The ‘Too’ River

by Timothy F. Rogers


For some, fishing presents a conundrum: if you’re a vegetarian, you don’t do it. If you’re not a vegetarian, you probably can’t get enough -- particularly freshwater game fish like blue bream, red-breast, big-mouth bass or catfish. Nothing like a plate of fried catfish, grits, gravy, and red-horse bread. Nothing like it.

Modern-day fishermen are known to complain about the Edisto River as the “Too” River. Too hot, too cold, too wet, too dry: missing some essential ingredient necessary to be in good fishing shape, defined by “my catch being too small!”

But I come from a line of fishermen. Frank Folk and Roy Cooner fished the Edisto River in Bamberg County. Rarely did they come back from a trip not loaded to the limit with as much big-mouth bass as the law would allow.

For this, there were several reasons: one was regularity. Pap & Roy fished every Thursday. Not most Thursdays. Every Thursday. Any other priority trailed. Someone would have to die and their funeral would have to wait. That was just the way it was. Over the years, they became familiar with the River, with the fishing holes, the shifting beds. They knew where the fish were.

Second reason was they had a paddler. For Pap, he had the same paddler every time: Trigger.

Trigger lived in an apartment over Mammy & Pappy’s Western Auto Store on Main Street. He was always ready to go. Paddling was his profession and his calling; his art. And he was an artist. There was no motor in Pap’s boat: there was Trigger. The Edisto’s current is swift, but Trigger could maneuver the boat easily across it. He was a master at holding the boat in place long enough for Pap to work a hole where he knew a giant big-mouth loved to hang out.

A third reason was traffic: there was much less of it, and Pap and Roy were quiet - careful not to add any noise to the atmosphere.

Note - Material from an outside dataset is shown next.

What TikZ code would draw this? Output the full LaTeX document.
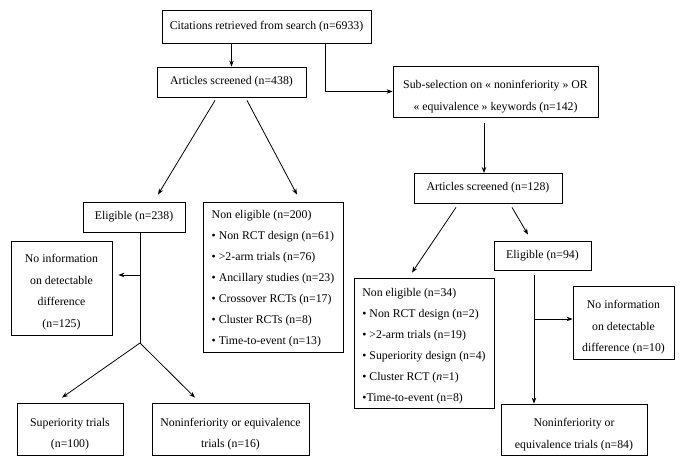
\documentclass[tikz,border=0pt]{standalone}
\usepackage{fontspec}
\setmainfont{Liberation Serif}
\usetikzlibrary{arrows.meta}
\newcommand\dn[1]{\rule{0pt}{#1}}
\begin{document}
\begin{tikzpicture}[x=1pt,y=-1pt,
  box/.style={draw, line width=0.8pt, inner sep=0pt, align=center,
    font=\fontsize{11.8}{21.5}\selectfont},
  lst/.style={box, align=left, font=\fontsize{11.8}{21}\selectfont},
  arr/.style={line width=0.8pt, -{Stealth[length=6pt,width=4.5pt]}},
  ln/.style={line width=0.8pt}]
\useasboundingbox (0,0) rectangle (685,465);
\fill[white] (0,0) rectangle (685,465);

% left branch
\node[box, minimum width=209pt, minimum height=33pt] (cit) at (266.5,26.5) {Citations retrieved from search (n=6933)};
\node[box, minimum width=149pt, minimum height=30pt] (art438) at (231.5,82) {Articles screened (n=438)};
\node[box, minimum width=102pt, minimum height=30pt] (elig238) at (134,217) {Eligible (n=238)};
\node[lst, minimum width=140pt, minimum height=150pt] (ne200) at (273,277) {\dn{12.5pt}Non eligible (n=200)\\
• Non RCT design (n=61)\\
• >2-arm trials (n=76)\\
• Ancillary studies (n=23)\\
• Crossover RCTs (n=17)\\
• Cluster RCTs (n=8)\\
• Time-to-event (n=13)};
\node[box, minimum width=101pt, minimum height=94pt] (ni125) at (61.5,288) {\dn{16.5pt}No information\\on detectable\\difference\\(n=125)};
\node[box, minimum width=106pt, minimum height=52pt] (sup) at (70,429) {\dn{18.5pt}Superiority trials\\(n=100)};
\node[box, minimum width=157pt, minimum height=52pt] (nie16) at (230.5,429) {\dn{18.5pt}Noninferiority or equivalence\\trials (n=16)};

% right branch
\node[box, minimum width=205pt, minimum height=51pt] (sub) at (495.5,91.5) {\dn{18.5pt}Sub-selection on « noninferiority » OR\\« equivalence » keywords (n=142)};
\node[box, minimum width=148pt, minimum height=30pt] (art128) at (488,188) {Articles screened (n=128)};
\node[box, minimum width=97pt, minimum height=29pt] (elig94) at (542.5,255.5) {Eligible (n=94)};
\node[lst, minimum width=140pt, minimum height=130pt] (ne34) at (424,343) {\dn{14.5pt}Non eligible (n=34)\\
• Non RCT design (n=2)\\
• >2-arm trials (n=19)\\
• Superiority design (n=4)\\
• Cluster RCT (\textit{n}=1)\\
•Time-to-event (n=8)};
\node[box, minimum width=101pt, minimum height=73pt] (ni10) at (623.5,322.5) {\dn{18.5pt}No information\\on detectable\\difference (n=10)};
\node[box, minimum width=146pt, minimum height=51pt] (nie84) at (574,429.5) {\dn{18.5pt}Noninferiority or\\equivalence trials (n=84)};

% free points
\coordinate (apex) at (140,343);
\coordinate (br1) at (140,275);
\coordinate (a128) at (484,173);
\coordinate (t94) at (534,275);
\coordinate (b94) at (534,319);

% connectors
\draw[arr] (cit.south -| art438.north) -- (art438.north);
\draw[arr] ([xshift=58.5pt]cit.south) |- (sub.west);
\draw[arr] (sub.south -| a128) ++(0,6) -- (a128);
\draw[arr] ([xshift=-16.5pt,yshift=-3pt]art438.south) -- ([xshift=24pt,yshift=7pt]elig238.north);
\draw[arr] ([xshift=15.5pt,yshift=-3pt]art438.south) -- ([xshift=24pt,yshift=7pt]ne200.north);
\draw[ln] ([xshift=6pt]elig238.south) -- (apex);
\draw[arr, shorten >=6pt] (br1) -- (br1 -| ni125.east);
\draw[arr] (apex) -- ([xshift=-8pt,yshift=5pt]sup.north);
\draw[arr] (apex) -- ([xshift=-35.5pt,yshift=5pt]nie16.north);
\draw[arr] ([xshift=-32pt,yshift=-4pt]art128.south) -- ([xshift=-12pt,yshift=5pt]ne34.north);
\draw[arr] ([xshift=24pt,yshift=-4pt]art128.south) -- ([xshift=-14.5pt,yshift=6pt]elig94.north);
\draw[arr] (t94) -- (t94 |- nie84.north);
\draw[arr] (b94) -- (b94 -| ni10.west);
\end{tikzpicture}
\end{document}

Frank Folk, a.k.a. Pappy, died in 1964. Six months later, Roy Cooner, the Bamberg mortician, died. Both had been predeceased by Trigger. An era came to an end.

Many more fishermen ply the Edisto now, with fancy motors and sophisticated gear. Despite that, one thing remains the same: the Edisto River itself. To quote Trigger, one of its best paddlers: “It always has.”